| GIVEN REQUEST |
Produce a word-for-word copy of the listing below without its pictures.
▼▼▼
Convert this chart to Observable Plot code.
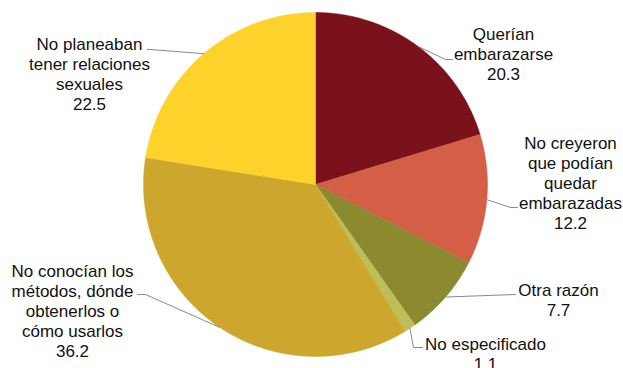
<!DOCTYPE html>
<html><head><meta charset="utf-8">
<script src="https://cdn.jsdelivr.net/npm/d3@7"></script>
<script src="https://cdn.jsdelivr.net/npm/@observablehq/plot@0.6"></script>
<style>body{margin:0;background:#fff;} svg{display:block;}</style>
</head><body><div id="chart"></div>
<script>
// ---- data ----
const categories = ["Querían embarazarse", "No creyeron que podían quedar embarazadas", "Otra razón", "No especificado", "No conocían los métodos, dónde obtenerlos o cómo usarlos", "No planeaban tener relaciones sexuales"];
const values = [20.3, 12.2, 7.7, 1.1, 36.2, 22.5];
const labelText = ["Querían\nembarazarse", "No creyeron\nque podían\nquedar\nembarazadas", "Otra razón", "No especificado", "No conocían los\nmétodos, dónde\nobtenerlos o\ncómo usarlos", "No planeaban\ntener relaciones\nsexuales"];
const colors = ["#7B111A", "#D55F46", "#8C8A31", "#BDBE5A", "#CDA72D", "#FDD22B"];

// ---- layout (pixels) ----
const W = 623, H = 368, cx = 315, cy = 184, R = 172;
const labelLayout = [
  {tx: 503, ty: 53,  path: [[445, 59], [452, 59]]},
  {tx: 570, ty: 182, path: [[510, 207], [517, 207]]},
  {tx: 558, ty: 299, path: [[515, 294]]},
  {tx: 485, ty: 353, path: [[413, 347], [422, 347]]},
  {tx: 72,  ty: 310, path: [[145, 294], [137, 294]]},
  {tx: 89,  ty: 73,  path: [[150, 49], [147, 49]]}
];

const arcs = d3.pie().sort(null).value(d => d)(values);
const pt = (a, r) => [cx + r * Math.sin(a), cy - r * Math.cos(a)];

const slicePts = [];
arcs.forEach((a, i) => {
  const cat = categories[i];
  slicePts.push({cat, x: cx, y: cy});
  const n = Math.max(2, Math.ceil((a.endAngle - a.startAngle) / 0.005));
  for (let k = 0; k <= n; k++) {
    const [x, y] = pt(a.startAngle + (a.endAngle - a.startAngle) * k / n, R);
    slicePts.push({cat, x, y});
  }
  slicePts.push({cat, x: cx, y: cy});
});

const leaderPts = [];
const labels = [];
arcs.forEach((a, i) => {
  const cat = categories[i];
  const mid = (a.startAngle + a.endAngle) / 2;
  const [sx, sy] = pt(mid, R);
  leaderPts.push({cat, x: sx, y: sy});
  labelLayout[i].path.forEach(([x, y]) => leaderPts.push({cat, x, y}));
  labels.push({x: labelLayout[i].tx, y: labelLayout[i].ty, text: labelText[i] + "\n" + values[i].toFixed(1)});
});

const chart = Plot.plot({
  width: W, height: H, margin: 0,
  x: {domain: [0, W], range: [0, W], axis: null},
  y: {domain: [0, H], range: [0, H], axis: null},
  color: {domain: categories, range: colors},
  style: {fontFamily: "'Liberation Sans', Arial, sans-serif", background: "#fff"},
  marks: [
    Plot.line(slicePts, {x: "x", y: "y", z: "cat", fill: "cat", stroke: "cat", strokeWidth: 0.5, curve: "linear"}),
    Plot.line(leaderPts, {x: "x", y: "y", z: "cat", stroke: "#8a8a8a", strokeWidth: 1}),
    Plot.text(labels, {x: "x", y: "y", text: "text", fontSize: 17, lineHeight: 1.18, fill: "#111", textAnchor: "middle"})
  ]
});
document.getElementById("chart").appendChild(chart);
</script>
</body></html>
▲▲▲
| EXPECTED ANSWER |
Convert this chart to Observable Plot code.
<!DOCTYPE html>
<html><head><meta charset="utf-8">
<script src="https://cdn.jsdelivr.net/npm/d3@7"></script>
<script src="https://cdn.jsdelivr.net/npm/@observablehq/plot@0.6"></script>
<style>body{margin:0;background:#fff;} svg{display:block;}</style>
</head><body><div id="chart"></div>
<script>
// ---- data ----
const categories = ["Querían embarazarse", "No creyeron que podían quedar embarazadas", "Otra razón", "No especificado", "No conocían los métodos, dónde obtenerlos o cómo usarlos", "No planeaban tener relaciones sexuales"];
const values = [20.3, 12.2, 7.7, 1.1, 36.2, 22.5];
const labelText = ["Querían\nembarazarse", "No creyeron\nque podían\nquedar\nembarazadas", "Otra razón", "No especificado", "No conocían los\nmétodos, dónde\nobtenerlos o\ncómo usarlos", "No planeaban\ntener relaciones\nsexuales"];
const colors = ["#7B111A", "#D55F46", "#8C8A31", "#BDBE5A", "#CDA72D", "#FDD22B"];

// ---- layout (pixels) ----
const W = 623, H = 368, cx = 315, cy = 184, R = 172;
const labelLayout = [
  {tx: 503, ty: 53,  path: [[445, 59], [452, 59]]},
  {tx: 570, ty: 182, path: [[510, 207], [517, 207]]},
  {tx: 558, ty: 299, path: [[515, 294]]},
  {tx: 485, ty: 353, path: [[413, 347], [422, 347]]},
  {tx: 72,  ty: 310, path: [[145, 294], [137, 294]]},
  {tx: 89,  ty: 73,  path: [[150, 49], [147, 49]]}
];

const arcs = d3.pie().sort(null).value(d => d)(values);
const pt = (a, r) => [cx + r * Math.sin(a), cy - r * Math.cos(a)];

const slicePts = [];
arcs.forEach((a, i) => {
  const cat = categories[i];
  slicePts.push({cat, x: cx, y: cy});
  const n = Math.max(2, Math.ceil((a.endAngle - a.startAngle) / 0.005));
  for (let k = 0; k <= n; k++) {
    const [x, y] = pt(a.startAngle + (a.endAngle - a.startAngle) * k / n, R);
    slicePts.push({cat, x, y});
  }
  slicePts.push({cat, x: cx, y: cy});
});

const leaderPts = [];
const labels = [];
arcs.forEach((a, i) => {
  const cat = categories[i];
  const mid = (a.startAngle + a.endAngle) / 2;
  const [sx, sy] = pt(mid, R);
  leaderPts.push({cat, x: sx, y: sy});
  labelLayout[i].path.forEach(([x, y]) => leaderPts.push({cat, x, y}));
  labels.push({x: labelLayout[i].tx, y: labelLayout[i].ty, text: labelText[i] + "\n" + values[i].toFixed(1)});
});

const chart = Plot.plot({
  width: W, height: H, margin: 0,
  x: {domain: [0, W], range: [0, W], axis: null},
  y: {domain: [0, H], range: [0, H], axis: null},
  color: {domain: categories, range: colors},
  style: {fontFamily: "'Liberation Sans', Arial, sans-serif", background: "#fff"},
  marks: [
    Plot.line(slicePts, {x: "x", y: "y", z: "cat", fill: "cat", stroke: "cat", strokeWidth: 0.5, curve: "linear"}),
    Plot.line(leaderPts, {x: "x", y: "y", z: "cat", stroke: "#8a8a8a", strokeWidth: 1}),
    Plot.text(labels, {x: "x", y: "y", text: "text", fontSize: 17, lineHeight: 1.18, fill: "#111", textAnchor: "middle"})
  ]
});
document.getElementById("chart").appendChild(chart);
</script>
</body></html>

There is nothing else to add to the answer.